In the 32-bit case (or 64-bit for arguments over 6) it checks the stack:

  1. arg1 is at [rbp + 4]
  2. arg2 is at [rbp + 8] (or just after arg1)
  3. etc.

So if you imagine the stack, the arguments live TO THE RIGHT OF the return address.

In practice that means that the calling convention looks like this:

  1. push arg3
  2. push arg2
  3. push arg1
  4. call .somefunc
  5. pop rbx (or some other temp location)
  6. pop rbx (or whatever register)
  7. pop rbx (just cleaning the stack up)

Let's play

Now to make 32-bit binaries you'll want to do some installing:

Make a 32-bit binary: install apt-get install gcc-multilib then add the -m32 flag to your compilation: gcc -m32 -o bin_name source_code.c

OK let's make programs with parameters that call each other and trace what happens and make predictions and such.

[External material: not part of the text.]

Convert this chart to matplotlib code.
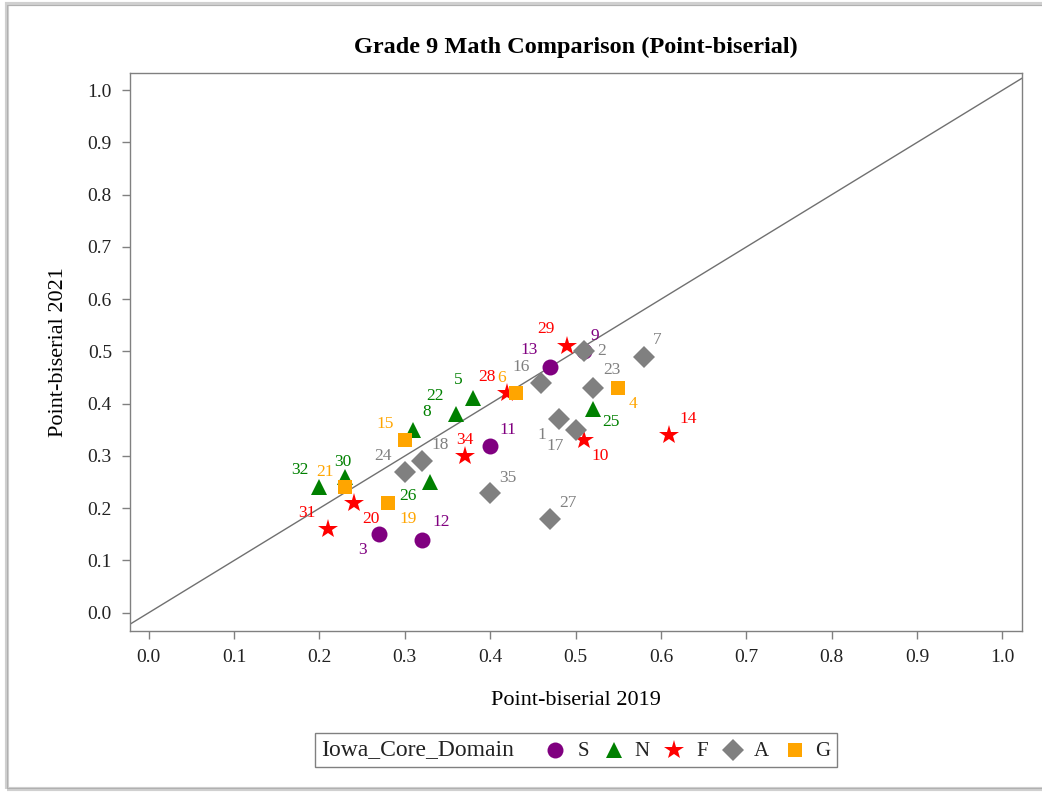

Step through this 32-bit binary: addme32

Some Other Conventions: command line, syscalls, and sigint

I won't dive into these just yet but you should just be aware that a couple other calling conventions exist out there for other situations.

Command Line Arguments

These are passed in the stack but offset by a little, so inspect and test. This is just for main.

syscalls

I'm going to do a whole lecture or two on syscalls, but for now you can summarize it like this: anything that is operating system/kernel level you do through a syscall. That is, access to the filesystem, making new memory segments, starting/stopping processes, etc.

The syscall is it's own instruction that uses the rax register to dictate what type of syscall you're doing and the other registers hold the other params.

In the 32-bit case it's the interrupt instruction int 0x80 then a similar structure.

sigint

When there is an interrupt sometimes the entire register set is stored on the stack to let you resume after calling the error handler or what have you. We will exploit this later (it's called SROP).